It’s been a wonderfully full few months. So full, I’ve had to get very focused with my priorities. This is the best thing about fullness – it doesn’t allow room for hot air or bad energy. And, so I’ve had to – for the first time in almost four years – drop this blog for two weeks. I had a gap to build.
In spite of concerted efforts to slow my life down, things have sped up. I was in Forbes (central west New South Wales; population 7500) last week, speaking at a business lunch, and a woman in her forties approached me – with little tears in her eyes – to share that she, too, was trying to slow down but feared that because she was such a frenetic person who attracts lots of “doingness” into her life, she was doomed.
“Ah,” I said.
“You can keep doing, but be still while doing so.”
And you can have lots going on, if you own it in your own way.
It’s taken years for me to work this out. Slowing down for me isn’t necessarily about slowing down what I’m doing on the outside. It’s slowing down on the inside, getting gentle and mindful and happy with my speed and activity. It’s having techniques that I choose to turn to, so that I can do what I do best: doing. Because…

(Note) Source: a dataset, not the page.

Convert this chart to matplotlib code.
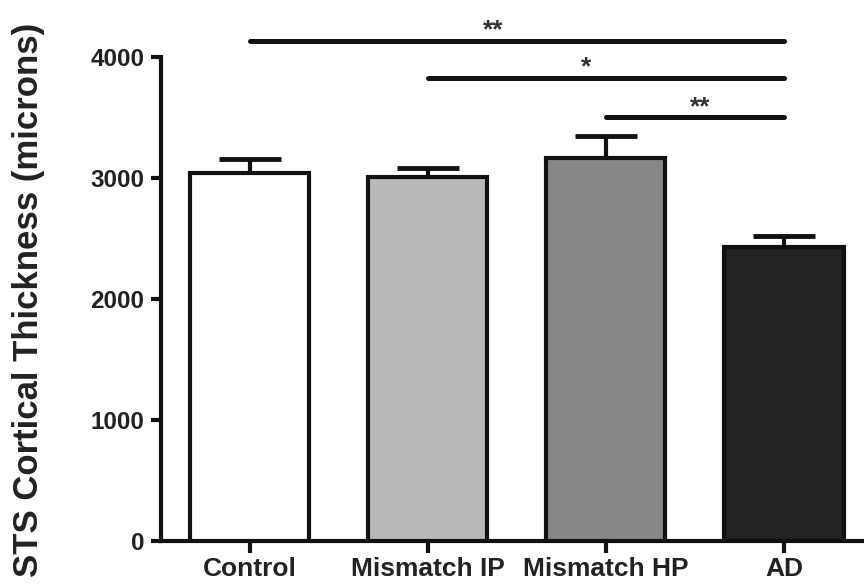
import numpy as np
import matplotlib
matplotlib.use("Agg")
import matplotlib.pyplot as plt

plt.rcParams['font.family'] = ['Liberation Sans', 'DejaVu Sans']
plt.rcParams['font.weight'] = 'bold'

groups = ['Control', 'Mismatch IP', 'Mismatch HP', 'AD']
means = [3045, 3010, 3165, 2430]
sems = [110, 75, 180, 90]
colors = ['#ffffff', '#b9b9b9', '#878787', '#222222']

# significance brackets: (from, to, label, height, label x)
sig_from = [0, 1, 2]
sig_to = [3, 3, 3]
sig_text = ['**', '*', '**']
sig_y = [4135, 3830, 3500]
sig_text_x = [1.37, 1.89, 2.53]

fig = plt.figure(figsize=(8.64, 5.85), dpi=100)
ax = fig.add_axes([161 / 864, 44 / 585, 703 / 864, 541 / 585])

x = np.arange(len(groups))
ax.bar(x, means, width=0.67, color=colors, edgecolor='#111111', linewidth=3, zorder=3)
ax.errorbar(x, means, yerr=[np.zeros(len(sems)), sems], fmt='none', ecolor='#111111',
            elinewidth=3, capsize=22, capthick=3.5, zorder=2)

for a, b, t, y, tx in zip(sig_from, sig_to, sig_text, sig_y, sig_text_x):
    ax.plot([a, b], [y, y], color='#111111', lw=3.6, solid_capstyle='round', zorder=4)
    ax.text(tx, y + 30, t, ha='center', va='baseline', fontsize=19, fontweight='bold', color='#333333')

ax.set_xlim(-0.497, 3.45)
ax.set_ylim(0, 4471)
ax.set_yticks([0, 1000, 2000, 3000, 4000])
ax.set_xticks(x)
ax.set_xticklabels(groups)
ax.spines['left'].set_bounds(0, 4000)
ax.spines['top'].set_visible(False)
ax.spines['right'].set_visible(False)
for s in ['left', 'bottom']:
    ax.spines[s].set_linewidth(3)
    ax.spines[s].set_color('#111111')
ax.tick_params(axis='y', length=7, width=3, pad=5, labelsize=17.5, colors='#111111')
ax.tick_params(axis='x', length=8.5, width=3, pad=3, labelsize=19, colors='#111111')
for lab in ax.get_xticklabels() + ax.get_yticklabels():
    lab.set_fontweight('bold')
    lab.set_color('#222222')

ax.set_ylabel('STS Cortical Thickness (microns)', fontsize=25, fontweight='bold', color='#222222')
ax.yaxis.set_label_coords(-0.165, 0.445)

fig.savefig('out.png', dpi=100)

You can choose to be while you do.
One of the techniques I actively choose is having pauses. Proper pauses. I was overjoyed to read in Esquire’s What I’ve Learned series the other day that Radiohead’s Thom Yorke does the same. The headline is his, in fact.
I worked for the duration of my recent “holiday” in Sardinia. It was unavoidable and I chose to be OK with this. I’ve taken on a US book deal and, now, a UK book deal (this just happened), my business has grown from two people (me and Jo) to ten staff in just a few months, I have a second book coming out in March and, as I write this, I’m on a plane to Melbourne to shoot the cover for it.
My to-do list is long. But, I pause. I build my own gaps – meditation every morning, shutting down my computer when it suits me, simply not replying to emails until I have an answer and mostly choosing not to fret. Choosing to feel there are gaps and languidness.
I choose space. I’ve written about how most of us actually need more space, not more time, before.
The interview is worth a read. Yorke’s wisdoms are sound and extraordinarily kind:
“I think what makes people ill a lot of the time is the belief that your thoughts are concrete and that you’re responsible for your thoughts. Whereas actually — the way I see it — your thoughts are what the wind blows through your mind.”
“All walls are great if the roof doesn’t fall.”
Which is to say, there are many rules. But you can ignore them if you can find a way to shelter yourself your own way. A few gaps here and there are often all that’s needed.
Do you punish yourself for being too fast? Would it make a difference if you had permission to be fast and chose – yourself – to be cool and calm and gentle with this?